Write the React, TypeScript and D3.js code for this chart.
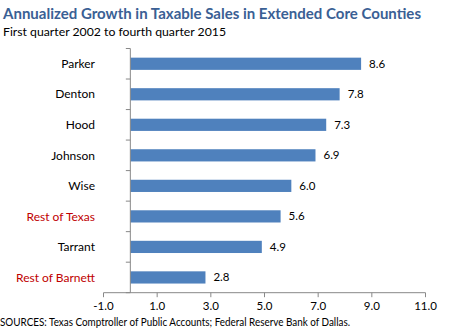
import React from "react";
import * as d3 from "d3";

const categories = ["Parker", "Denton", "Hood", "Johnson", "Wise", "Rest of Texas", "Tarrant", "Rest of Barnett"];
const values = [8.6, 7.8, 7.3, 6.9, 6.0, 5.6, 4.9, 2.8];
const highlighted = ["Rest of Texas", "Rest of Barnett"];
const xTicks = [-1, 1, 3, 5, 7, 9, 11];
const title = "Annualized Growth in Taxable Sales in Extended Core Counties";
const subtitle = "First quarter 2002 to fourth quarter 2015";
const source = "SOURCES: Texas Comptroller of Public Accounts; Federal Reserve Bank of Dallas.";

export default function App() {
  const W = 460, H = 331;
  const font = "Lato, sans-serif";
  const x = d3.scaleLinear().domain([-1, 11]).range([103.5, 425.5]);
  const y = d3.scaleBand().domain(categories).range([48.5, 292.7]).paddingInner(0.6).paddingOuter(0.3);
  const band = (292.7 - 48.5) / categories.length;
  const axisY = 292.7;
  const x0 = x(0);
  const axisColor = "#888888";
  return (
    <svg width={W} height={H} style={{ position: "absolute", left: 0, top: 0, background: "#fff" }} fontFamily={font}>
      <text x={3} y={19} fontSize={15} fontWeight="bold" fill="#3A6094" textLength={418} lengthAdjust="spacingAndGlyphs">{title}</text>
      <text x={3} y={36} fontSize={12} fill="#000" textLength={223} lengthAdjust="spacingAndGlyphs">{subtitle}</text>
      {/* bars */}
      {categories.map((c, i) => (
        <g key={c}>
          <rect x={x0} y={y(c)!} width={x(values[i]) - x0} height={y.bandwidth()} fill="#4F81BD" />
          <text x={x(values[i]) + 8} y={y(c)! + y.bandwidth() / 2} dy="0.35em" fontSize={11.5} fill="#000">{values[i].toFixed(1)}</text>
          <text x={95} y={y(c)! + y.bandwidth() / 2} dy="0.35em" textAnchor="end" fontSize={12}
            fill={highlighted.includes(c) ? "#C00000" : "#000"}>{c}</text>
        </g>
      ))}
      {/* vertical axis */}
      <line x1={x0} x2={x0} y1={48.5} y2={axisY} stroke={axisColor} />
      {d3.range(categories.length + 1).map(i => (
        <line key={i} x1={x0 - 4.5} x2={x0} y1={48.5 + i * band} y2={48.5 + i * band} stroke={axisColor} />
      ))}
      {/* horizontal axis */}
      <line x1={x(-1)} x2={x(11)} y1={axisY} y2={axisY} stroke={axisColor} />
      {xTicks.map(t => (
        <g key={t}>
          <line x1={x(t)} x2={x(t)} y1={axisY} y2={axisY + 4.5} stroke={axisColor} />
          <text x={x(t)} y={306} dy="0.35em" textAnchor="middle" fontSize={11.5} fill="#000">{t.toFixed(1)}</text>
        </g>
      ))}
      <text x={0} y={322} dy="0.35em" fontSize={10.5} fill="#000" textLength={350} lengthAdjust="spacingAndGlyphs">{source}</text>
    </svg>
  );
}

▸ GIVEN INSTRUCTION
Repeat the listing above up to and including the line with "import * as", starting from its first line. Drop any pictures.

▸ THE RESULT
Write the React, TypeScript and D3.js code for this chart.
import React from "react";
import * as d3 from "d3";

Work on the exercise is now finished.